A construction ceremony took place Saturday for the long-promised Darkhovin nuclear power plant, around 70km south of Ahvaz, provincial capital of Khuzestan.

Mohammad Eslami, head of the Atomic Energy Agency of Iran (AEOI) and a vice-president, told journalists the project, known also as the ‘Kanun’ plant due to its proximity to the river, was “important and necessary” for the south west of Iran. He said work was beginning with preparing the site for construction of a 300-megawatt (MW) plant.

Plans for Darkhovin go back to days before the 1979 Revolution, when Shah Reza Pahlavi agreed with France the construction of two 910-MW reactors on the site. In 1992 then president Akbar Hashemi Rafsanjani on a visit to Beijing agreed a plan with China, against United States objections, to sell two 300-MW reactors for Darkhovin, but the Chinese subsequently withdrew, apparently due to continuing pressure from Washington.

Iran did sign up Zurich-based ABB as a consultant, but the Swiss-Swedish robotics and power multinational withdrew more than once before finally quitting in 2018 as the US introduced ‘maximum pressure’ sanctions threatening punitive action against any entity having banking dealings with Iran.

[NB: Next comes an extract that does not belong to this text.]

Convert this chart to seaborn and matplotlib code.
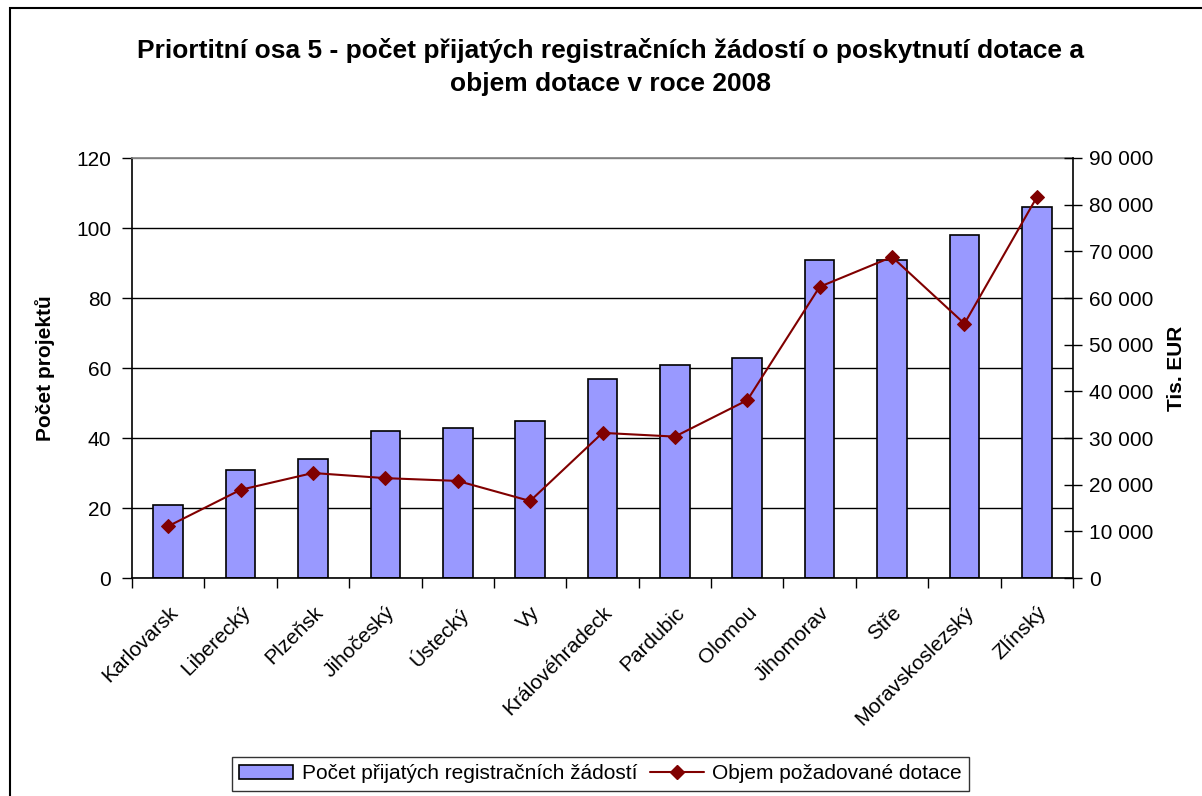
import numpy as np
import pandas as pd
import matplotlib
matplotlib.use("Agg")
import matplotlib.pyplot as plt
import seaborn as sns
from matplotlib.ticker import FuncFormatter, FixedLocator
from matplotlib.patches import Rectangle, Patch
from matplotlib.lines import Line2D

# ---- data ----
regions = ["Karlovarsk", "Liberecký", "Plzeňsk", "Jihočeský", "Ústecký", "Vy",
           "Královéhradeck", "Pardubic", "Olomou", "Jihomorav", "Stře",
           "Moravskoslezský", "Zlínský"]
applications = [21, 31, 34, 42, 43, 45, 57, 61, 63, 91, 91, 98, 106]
funding = [11100, 18900, 22500, 21400, 20800, 16500, 31100, 30300, 38100,
           62400, 68800, 54500, 81600]

title = "Priortitní osa 5 - počet přijatých registračních žádostí o poskytnutí dotace a\nobjem dotace v roce 2008"
left_label = "Počet projektů"
right_label = "Tis. EUR"
bar_legend = "Počet přijatých registračních žádostí"
line_legend = "Objem požadované dotace"

left_ticks = [0, 20, 40, 60, 80, 100, 120]
right_ticks = [0, 10000, 20000, 30000, 40000, 50000, 60000, 70000, 80000, 90000]

sns.set_theme(style="white")
plt.rcParams["font.family"] = ["Liberation Sans", "DejaVu Sans"]
plt.rcParams["text.color"] = "black"
plt.rcParams["axes.labelcolor"] = "black"
plt.rcParams["xtick.color"] = "black"
plt.rcParams["ytick.color"] = "black"

bar_color = "#9999FF"
line_color = "#800000"

df = pd.DataFrame({"region": regions, "applications": applications, "funding": funding})

fig = plt.figure(figsize=(12.02, 7.96), dpi=100)
ax = fig.add_axes([132 / 1202, 1 - 578 / 796, (1073 - 132) / 1202, (578 - 158) / 796])

sns.barplot(data=df, x="region", y="applications", ax=ax, color=bar_color,
            saturation=1, edgecolor="black", linewidth=1.2, width=0.41, zorder=2)
ax.set_xlim(-0.5, len(regions) - 0.5)
ax.set_ylim(left_ticks[0], left_ticks[-1])
ax.set_yticks(left_ticks)
ax.set_axisbelow(True)
ax.yaxis.grid(True, color="black", linewidth=1)
ax.xaxis.grid(False)
gl = ax.yaxis.get_gridlines()
gl[-1].set_color("#808080")

ax.set_xlabel("")
ax.set_ylabel(left_label, fontsize=15, fontweight="bold")
ax.yaxis.set_label_coords((55 - 132) / 941, 0.5)
ax.tick_params(axis="y", which="major", direction="out", length=7, width=1,
               color="black", labelcolor="black", labelsize=15, pad=8, left=True)
ax.set_xticks(np.arange(len(regions)))
ax.set_xticklabels(regions, rotation=45, ha="right", rotation_mode="anchor", fontsize=15,
                   color="black")
ax.tick_params(axis="x", which="major", length=0, pad=18)
ax.xaxis.set_minor_locator(FixedLocator(np.arange(len(regions) + 1) - 0.5))
ax.tick_params(axis="x", which="minor", direction="out", length=7, width=1,
               color="black", bottom=True)

for s in ["left", "bottom"]:
    ax.spines[s].set_color("black")
    ax.spines[s].set_linewidth(1.2)
ax.spines["top"].set_color("#808080")
ax.spines["top"].set_linewidth(1.2)
ax.spines["right"].set_visible(False)

ax2 = ax.twinx()
sns.lineplot(x=np.arange(len(regions)), y=funding, ax=ax2, color=line_color,
             marker="D", markersize=7, markeredgecolor=line_color,
             markerfacecolor=line_color, linewidth=1.5, zorder=3)
ax2.set_ylim(right_ticks[0], right_ticks[-1])
ax2.set_yticks(right_ticks)
ax2.yaxis.set_major_formatter(FuncFormatter(lambda v, p: f"{v:,.0f}".replace(",", " ")))
ax2.tick_params(axis="y", direction="inout", length=13, width=1, color="black",
                labelcolor="black", labelsize=15, pad=5, right=True)
ax2.set_ylabel(right_label, fontsize=15, fontweight="bold", rotation=90)
ax2.yaxis.set_label_coords((1167 - 132) / 941, 0.5)
for s in ["left", "top", "bottom"]:
    ax2.spines[s].set_visible(False)
ax2.spines["right"].set_color("black")
ax2.spines["right"].set_linewidth(1.2)
ax2.grid(False)
ax.set_xlim(-0.5, len(regions) - 0.5)

fig.text(0.508, 1 - 67 / 796, title, ha="center", va="center", fontsize=19,
         fontweight="bold", linespacing=1.45, color="black")

handles = [Patch(facecolor=bar_color, edgecolor="black", linewidth=1.2),
           Line2D([], [], color=line_color, marker="D", markersize=7, linewidth=1.5)]
leg = fig.legend(handles, [bar_legend, line_legend], loc="upper center",
                 bbox_to_anchor=(0.4995, 1 - 757 / 796), ncol=2, frameon=True,
                 fancybox=False, edgecolor="black", fontsize=15, handlelength=2.6,
                 columnspacing=0.6, handletextpad=0.4, borderpad=0.35,
                 borderaxespad=0)
leg.get_frame().set_linewidth(1.0)
for t in leg.get_texts():
    t.set_color("black")

frame = Rectangle((10 / 1202, -0.1), 1.2, 1.1 - 8 / 796, transform=fig.transFigure,
                  fill=False, edgecolor="black", linewidth=1.5, clip_on=False)
fig.patches.append(frame)

fig.savefig("out.png", dpi=100)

Eslami, making an oblique reference to the apparent failings of “foreigners,” said Saturday Iran would itself construct the $2-billion plant, using a pressurized water reactor (PWR), over eight years on 59 hectares, as part of a wider plan to build “local” plants to power Iran’s industries.

It is not clear if Iran has the technology to independently complete a nuclear reactor. It took Russia decades to finish the Bushehr reactor and Iran was completely dependent on Moscow.

The location of the planned nuclear plant in southeastern Iran

The $2 billion price tag might also be too high and not make sense in comparison to building green renewable sources. For example, Saudi Arabia’s ambitious green energy projects are expected to cost a total of $10 billion with both solar and wind power by 2026 that can provide 50 percent of its electricity needs.

The 300 megawatt that the $2 billion project promises to provide is a tiny contribution to Iran’s ever-increasing consumption of nearly 70,000 megawatts.

The reactor itself has been billed as the country’s first one to be indigenously designed and built. In line with the stress on ‘self-reliance’ beloved of the Supreme Leader Ali Khamenei, the AEOI chief stressed the role of Iranian companies in manufacturing the plant’s equipment, including cooling pumps.

Russia has long been in talks with Tehran over new units for Iran’s sole nuclear power station at Bushehr, southern Iran, which began operating in 2011 but has had a checkered performance, producing only 1.25 percent of the country’s electricity in 2021-22. Iran’s stated aim is to produce 10,000 MW of electricity from atomic plants, which if attained would be around a third of the current output today from nuclear power in Japan and roughly equivalent to that of the United Kingdom.

While PWRs are the most common nuclear power plants across the world, any atomic work by Iran is deemed suspicious by the United States, which has twice this year sponsored resolutions critical of Iran at the governing board of the International Atomic Energy Agency (IAEA), the United Nations agency tasked with verifying the peaceful nature of nuclear programs.